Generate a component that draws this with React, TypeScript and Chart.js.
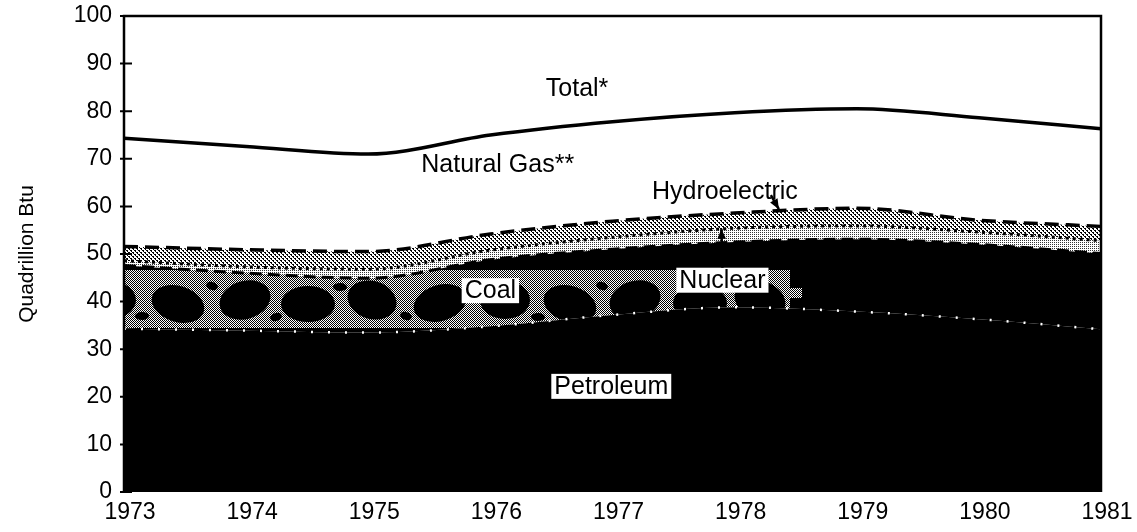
import React, { useEffect, useRef } from 'react';
import { Chart, registerables } from 'chart.js';

Chart.register(...registerables);

const years = ['1973', '1974', '1975', '1976', '1977', '1978', '1979', '1980', '1981'];
const petroleum = [34.3, 33.9, 33.5, 34.8, 37.2, 38.8, 37.9, 36.3, 34.2];
const coal = [13.3, 12.1, 11.4, 14.0, 13.8, 13.7, 15.2, 15.7, 15.9];
const nuclear = [1.0, 1.3, 1.9, 2.0, 2.5, 2.9, 2.8, 2.6, 2.7];
const hydroelectric = [3.0, 3.6, 3.7, 3.4, 3.4, 3.2, 3.7, 2.5, 3.0];
const naturalGas = [22.7, 21.7, 20.5, 20.8, 20.9, 21.1, 20.9, 21.5, 20.5];
const yTicks = [0, 10, 20, 30, 40, 50, 60, 70, 80, 90, 100];

const FONT = '"Liberation Sans", Arial, Helvetica, sans-serif';

function makeTile(w: number, h: number, draw: (g: CanvasRenderingContext2D) => void) {
  const c = document.createElement('canvas');
  c.width = w;
  c.height = h;
  const g = c.getContext('2d') as CanvasRenderingContext2D;
  draw(g);
  return c;
}

export default function App() {
  const ref = useRef<HTMLCanvasElement>(null);

  useEffect(() => {
    const canvas = ref.current as HTMLCanvasElement;
    const ctx0 = canvas.getContext('2d') as CanvasRenderingContext2D;

    const checker = makeTile(2, 2, (g) => {
      g.fillStyle = '#fff';
      g.fillRect(0, 0, 2, 2);
      g.fillStyle = '#000';
      g.fillRect(0, 0, 1, 1);
      g.fillRect(1, 1, 1, 1);
    });

    const hydroTile = makeTile(4, 4, (g) => {
      g.fillStyle = '#fff';
      g.fillRect(0, 0, 4, 4);
      g.fillStyle = '#000';
      g.fillRect(0, 0, 2, 1);
      g.fillRect(1, 1, 1, 1);
      g.fillRect(2, 2, 2, 1);
      g.fillRect(3, 3, 1, 1);
    });

    const nuclearTile = makeTile(2, 2, (g) => {
      g.fillStyle = '#fff';
      g.fillRect(0, 0, 2, 2);
      g.fillStyle = '#333';
      g.fillRect(0, 0, 1, 1);
    });

    // mottled coal texture: grey checker with irregular dark blobs
    const blobs = [
      [40, 32, 22, 17], [110, 30, 26, 19], [178, 34, 27, 18], [245, 30, 26, 19],
      [308, 34, 27, 18], [372, 30, 25, 19], [440, 33, 27, 18], [505, 30, 25, 19],
      [570, 34, 27, 18], [635, 30, 26, 19], [700, 33, 27, 18], [760, 30, 26, 19],
    ];
    const specks = [
      [75, 18, 6, 4], [142, 46, 7, 4], [212, 16, 6, 4], [276, 47, 6, 4],
      [340, 17, 7, 4], [406, 46, 6, 4], [472, 17, 6, 4], [538, 47, 7, 4],
      [602, 16, 6, 4], [668, 46, 7, 4], [730, 17, 6, 4],
    ];
    const coalTile = makeTile(1137, 90, (g) => {
      const cp = g.createPattern(checker, 'repeat') as CanvasPattern;
      g.fillStyle = cp;
      g.fillRect(0, 0, 1137, 90);
      g.fillStyle = '#000';
      blobs.concat(specks).forEach(([cx, cy, rx, ry], i) => {
        g.beginPath();
        g.ellipse(cx, cy, rx, ry, ((i % 3) - 1) * 0.3, 0, Math.PI * 2);
        g.fill();
      });
      g.fillRect(0, 58, 1137, 32);
      g.fillRect(790, 0, 347, 90);
      g.fillStyle = cp;
      g.fillRect(790, 18, 12, 10);
      g.fillRect(700, 48, 30, 10);
    });

    const hydroPattern = ctx0.createPattern(hydroTile, 'repeat');
    const nuclearPattern = ctx0.createPattern(nuclearTile, 'repeat');
    const coalPattern = ctx0.createPattern(coalTile, 'repeat');

    const overlay = {
      id: 'overlay',
      afterDatasetsDraw(chart: any) {
        const { ctx, chartArea, scales } = chart;
        const { left, right, top, bottom } = chartArea;
        const x = scales.x;
        const y = scales.y;
        ctx.save();
        ctx.strokeStyle = '#000';
        ctx.lineWidth = 2.5;
        ctx.beginPath();
        ctx.moveTo(left, bottom);
        ctx.lineTo(left, top);
        ctx.lineTo(right, top);
        ctx.lineTo(right, bottom);
        ctx.stroke();
        ctx.lineWidth = 2;
        ctx.beginPath();
        yTicks.forEach((v) => {
          const py = y.getPixelForValue(v);
          ctx.moveTo(left - 4, py);
          ctx.lineTo(left + 8, py);
        });
        ctx.stroke();

        ctx.font = '25px ' + FONT;
        ctx.textAlign = 'center';
        ctx.textBaseline = 'middle';
        const label = (text: string, xi: number, yv: number, boxed: boolean) => {
          const px = x.getPixelForValue(xi);
          const py = y.getPixelForValue(yv);
          if (boxed) {
            const w = ctx.measureText(text).width;
            ctx.fillStyle = '#fff';
            ctx.fillRect(px - w / 2 - 3, py - 12, w + 6, 25);
          }
          ctx.fillStyle = '#000';
          ctx.fillText(text, px, py + 1);
          return { px, py };
        };
        const arrow = (x1: number, y1: number, x2: number, y2: number) => {
          ctx.lineWidth = 2.5;
          ctx.beginPath();
          ctx.moveTo(x1, y1);
          ctx.lineTo(x2, y2);
          ctx.stroke();
          const a = Math.atan2(y2 - y1, x2 - x1);
          ctx.beginPath();
          ctx.moveTo(x2, y2);
          ctx.lineTo(x2 - 11 * Math.cos(a - 0.4), y2 - 11 * Math.sin(a - 0.4));
          ctx.lineTo(x2 - 11 * Math.cos(a + 0.4), y2 - 11 * Math.sin(a + 0.4));
          ctx.closePath();
          ctx.fillStyle = '#000';
          ctx.fill();
        };

        label('Total*', 3.71, 84.9, false);
        label('Natural Gas**', 3.06, 68.9, false);
        const h = label('Hydroelectric', 4.92, 63.2, false);
        arrow(h.px + 46, h.py + 4, h.px + 54, h.py + 18);
        label('Coal', 3.0, 42.4, true);
        const n = label('Nuclear', 4.9, 44.6, true);
        ctx.strokeStyle = '#000';
        arrow(n.px, n.py - 12, n.px - 1, n.py - 51);
        label('Petroleum', 3.99, 22.3, true);
        ctx.restore();
      },
    };

    const common = {
      pointRadius: 0,
      pointHoverRadius: 0,
      cubicInterpolationMode: 'monotone' as const,
    };

    const chart = new Chart(canvas, {
      type: 'line',
      data: {
        labels: years,
        datasets: [
          { ...common, label: 'Petroleum', data: petroleum, fill: 'origin', backgroundColor: '#000', borderColor: '#fff', borderWidth: 2.5, borderDash: [2, 15] },
          { ...common, label: 'Coal', data: coal, fill: '-1', backgroundColor: coalPattern as any, borderColor: '#000', borderWidth: 3, borderDash: [12, 6] },
          { ...common, label: 'Nuclear', data: nuclear, fill: '-1', backgroundColor: nuclearPattern as any, borderColor: '#000', borderWidth: 3, borderDash: [3, 4] },
          { ...common, label: 'Hydroelectric', data: hydroelectric, fill: '-1', backgroundColor: hydroPattern as any, borderColor: '#000', borderWidth: 3.5, borderDash: [14, 7] },
          { ...common, label: 'Natural Gas', data: naturalGas, fill: '-1', backgroundColor: '#fff', borderColor: '#000', borderWidth: 3.5 },
        ],
      },
      options: {
        animation: false,
        responsive: true,
        maintainAspectRatio: false,
        layout: { padding: { top: 16, right: 36, bottom: 0, left: 0 } },
        plugins: {
          legend: { display: false },
          tooltip: { enabled: false },
          filler: { drawTime: 'beforeDatasetsDraw' } as any,
        },
        scales: {
          x: {
            grid: { display: false, drawTicks: false },
            border: { display: false },
            ticks: {
              color: '#000',
              font: { family: FONT, size: 23 },
              padding: 7,
              labelOffset: 6,
              maxRotation: 0,
              autoSkip: false,
            },
            afterFit: (scale: any) => {
              scale.height = 40;
              scale.paddingLeft = 0;
              scale.paddingRight = 0;
            },
          },
          y: {
            stacked: true,
            min: 0,
            max: 100,
            grid: { display: false, drawTicks: false },
            border: { display: false },
            ticks: {
              color: '#000',
              font: { family: FONT, size: 23 },
              padding: 12,
              stepSize: 10,
            },
            title: {
              display: true,
              text: 'Quadrillion Btu',
              color: '#000',
              font: { family: FONT, size: 21 },
              padding: { top: 15, bottom: 0 },
            },
            afterFit: (scale: any) => {
              scale.width = 124;
              scale.paddingTop = 0;
              scale.paddingBottom = 0;
            },
          },
        },
      },
      plugins: [overlay],
    });

    return () => chart.destroy();
  }, []);

  return (
    <div style={{ position: 'fixed', left: 0, top: 0, width: 1137, height: 532, background: '#fff' }}>
      <canvas ref={ref} />
    </div>
  );
}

═══

_Description of the task_
Please repeat exactly the data above from its first line to the line that contains "Chart.register(...registerables);", inclusive, and leave every picture out.

_Answer_
Generate a component that draws this with React, TypeScript and Chart.js.
import React, { useEffect, useRef } from 'react';
import { Chart, registerables } from 'chart.js';

Chart.register(...registerables);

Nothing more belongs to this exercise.